The increase in resources and services are positive, however the following suggestions should be considered: include an appropriation for Guardian ad Litem services; the cost for mediators should be made retro-active; and interpreters should be required at orientations and during mediation and not just at hearings. Safe plans should be required in all dissolutions. Training for mediation and judges should be evidence-based and include a balanced mix of ideologies.

Persons Testifying (Human Services & Corrections): PRO: Senator Hargrove, prime sponsor; Leslie Owen, Northwest Justice Project; Sheranmarie Boling, Sandi Winters, Carmen Deleon, citizens; Rick Bartholomew, Washington State Bar Association Family Law Section; Lisa Aguilar, Snohomish County Center for Battered Women; Kim Renette Turnbow, Washington State Council Against Domestic Violence.

CON: Lisa Scott, James White, Taking Action Against Bias in the System; Pat Lessard, Mark Mahnkey, Washington Civil Rights Council; Andy Maris, The Other Parent.

OTHER: Pam Daniels, Betty Gould, Washington State Association of County Clerks; Kevin Rundle, Young Men's Christian Association, Pierce County; Stanley Green, citizen; Elisa Cooper, Washington Civil Rights Council.

Staff Summary of Public Testimony on Substitute Bill (Ways & Means): PRO: This legislation was worked out with stakeholders over the interim. The legislative intent is to provide for the best interest of the child regarding the changed relationship of the parents.
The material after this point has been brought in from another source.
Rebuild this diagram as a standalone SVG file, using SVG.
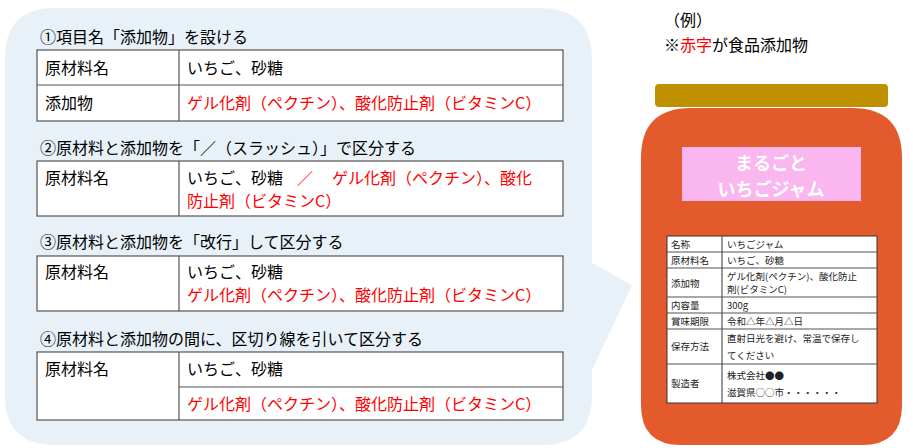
<svg xmlns="http://www.w3.org/2000/svg" width="913" height="448" viewBox="0 0 913 448">
<style>
text{font-family:"Noto Sans CJK JP","Liberation Sans",sans-serif;}
.t{font-size:16px;fill:#000}
.r{font-size:16px;fill:#ff0000}
.cell{fill:#fff;stroke:#555;stroke-width:1.2}
.ln{stroke:#555;stroke-width:1.2}
.s{font-size:9.5px;fill:#222}
.sc{fill:#fff;stroke:#333;stroke-width:1}
</style>
<g id="balloon">
<path d="M55,8 H540 Q592,8 592,60 V263 L632,285 L592,370 V395 Q592,445 542,445 H55 Q5,445 5,395 V58 Q5,8 55,8 Z" fill="#e8f0f8"/>
</g>
<g id="option1">
<text class="t" x="40" y="43">①項目名「添加物」を設ける</text>
<rect class="cell" x="37" y="50" width="526" height="71"/>
<line class="ln" x1="37" y1="85" x2="563" y2="85"/>
<line class="ln" x1="179" y1="50" x2="179" y2="121"/>
<text class="t" x="45" y="74">原材料名</text>
<text class="t" x="187" y="74">いちご、砂糖</text>
<text class="t" x="45" y="109">添加物</text>
<text class="r" x="187" y="109">ゲル化剤（ペクチン）、酸化防止剤（ビタミンC）</text>
</g>
<g id="option2">
<text class="t" x="40" y="154">②原材料と添加物を「／（スラッシュ）」で区分する</text>
<rect class="cell" x="37" y="161" width="526" height="55"/>
<line class="ln" x1="179" y1="161" x2="179" y2="216"/>
<text class="t" x="45" y="184">原材料名</text>
<text class="t" x="187" y="184">いちご、砂糖</text>
<text class="r" x="297" y="184">／</text>
<text class="r" x="332" y="184">ゲル化剤（ペクチン）、酸化</text>
<text class="r" x="187" y="207">防止剤（ビタミンC）</text>
</g>
<g id="option3">
<text class="t" x="40" y="248">③原材料と添加物を「改行」して区分する</text>
<rect class="cell" x="37" y="256" width="526" height="55"/>
<line class="ln" x1="179" y1="256" x2="179" y2="311"/>
<text class="t" x="45" y="278">原材料名</text>
<text class="t" x="187" y="278">いちご、砂糖</text>
<text class="r" x="187" y="301">ゲル化剤（ペクチン）、酸化防止剤（ビタミンC）</text>
</g>
<g id="option4">
<text class="t" x="40" y="345">④原材料と添加物の間に、区切り線を引いて区分する</text>
<rect class="cell" x="37" y="352" width="526" height="68"/>
<line class="ln" x1="179" y1="352" x2="179" y2="420"/>
<line class="ln" x1="179" y1="387" x2="563" y2="387"/>
<text class="t" x="45" y="375">原材料名</text>
<text class="t" x="187" y="375">いちご、砂糖</text>
<text class="r" x="187" y="410">ゲル化剤（ペクチン）、酸化防止剤（ビタミンC）</text>
</g>
<g id="note">
<text class="t" x="664" y="26">（例）</text>
<text class="t" x="664" y="51">※<tspan fill="#ff0000">赤字</tspan>が食品添加物</text>
</g>
<g id="jar">
<rect x="655" y="84" width="233" height="23" rx="4" fill="#bf9000"/>
<path d="M691,108 H852 Q902,108 902,158 V405 Q902,445 862,445 H681 Q641,445 641,405 V158 Q641,108 691,108 Z" fill="#e35b2c"/>
<rect x="682" y="147" width="179" height="54" fill="#f9b6ef"/>
<text x="771" y="170" font-size="18" font-weight="bold" fill="#fff" text-anchor="middle">まるごと</text>
<text x="771" y="196" font-size="18" font-weight="bold" fill="#fff" text-anchor="middle">いちごジャム</text>
<rect class="sc" x="667" y="236" width="210" height="167"/>
<line class="ln" x1="722" y1="236" x2="722" y2="403"/>
<line class="ln" x1="667" y1="252" x2="877" y2="252"/>
<line class="ln" x1="667" y1="268" x2="877" y2="268"/>
<line class="ln" x1="667" y1="297" x2="877" y2="297"/>
<line class="ln" x1="667" y1="313" x2="877" y2="313"/>
<line class="ln" x1="667" y1="329" x2="877" y2="329"/>
<line class="ln" x1="667" y1="364" x2="877" y2="364"/>
<text class="s" x="671" y="248">名称</text><text class="s" x="727" y="248">いちごジャム</text>
<text class="s" x="671" y="264">原材料名</text><text class="s" x="727" y="264">いちご、砂糖</text>
<text class="s" x="671" y="287">添加物</text><text class="s" x="727" y="280">ゲル化剤(ペクチン)、酸化防止</text><text class="s" x="727" y="293">剤(ビタミンC)</text>
<text class="s" x="671" y="309">内容量</text><text class="s" x="727" y="309">300g</text>
<text class="s" x="671" y="325">賞味期限</text><text class="s" x="727" y="325">令和△年△月△日</text>
<text class="s" x="671" y="350">保存方法</text><text class="s" x="727" y="342">直射日光を避け、常温で保存し</text><text class="s" x="727" y="359">てください</text>
<text class="s" x="671" y="387">製造者</text><text class="s" x="727" y="379">株式会社●●</text><text class="s" x="727" y="396">滋賀県○○市・・・・・・</text>
</g>
</svg>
It addresses two main concerns: domestic violence and the presumption provision. The main purpose is to reduce conflict. We worked to remove the presumption provision of the code and replace it with case by case discernment. This is a comprehensive approach to fix the problem. It also contains a screen for domestic violence and to provide information to filers on counseling and mediation. For this bill to work, it needs the funding listed in the fiscal note.

OTHER: This bill creates a lot of impact on the court. The appropriation for mediation under-funds what the fiscal note estimated the impact to be. What happens once the county runs out of funds? The mediation should be subject to the appropriation provided for this service. The liaison position would need to be an attorney and a master's level social worker in order to be knowledgeable about the various state and federal laws the liaison should know.

This bill requires every county to establish a facilitator program. The expense to small rural counties is substantial and they are strapped already for the services they do provide. The $20 refund for the liaison service is an administrative nightmare. Also, there's a glitch in the bill that does not allow the county to retain the filing fees charged for the liaison. As currently drafted, they are to be subject to division with the state.

Persons Testifying (Ways & Means): PRO: Senator Hargrove, prime sponsor; Lonnie Johns-Brown, National Organization of Women; Gail Stone, Washington State Bar Association, Family Law Sections; Carey Morris, Washington State Coalition Against Domestic Violence.

OTHER: Pam Daniels, Snohomish County Clerk; Debbie Wilke, Washington Association of County Officials; Martha Hardin Cesar, Superior Court Judges Association.

Signed in, Unable to Testify & Submitted Written Testimony: CON: Joan Best, attorney.

House Amendment(s): The amendment changes the name of family law liaison program to initial point of contact program, and changes the effective date to after July 1, 2009, but before November 1, 2009. Venue limitations are removed, and will be studied by a task force, along with the initial point of contact program. The amendment also removes the requirements relating to the screening of both parents when one has been convicted of a sex offense and the completion of a safety plan. The court is required to review other databases in addition to the Judicial Information System for information relevant to the child's placement. The court is further allowed to consider the cultural heritage and religious beliefs of the child when establishing a permanent parenting plan.

Data tracking provisions are modified to require that the information be organized by county and itemized by quarter, rather than organized by judicial officer. Acknowledgment of the receipt of information still required prior to entry of a final decree, but not 15 days before filing.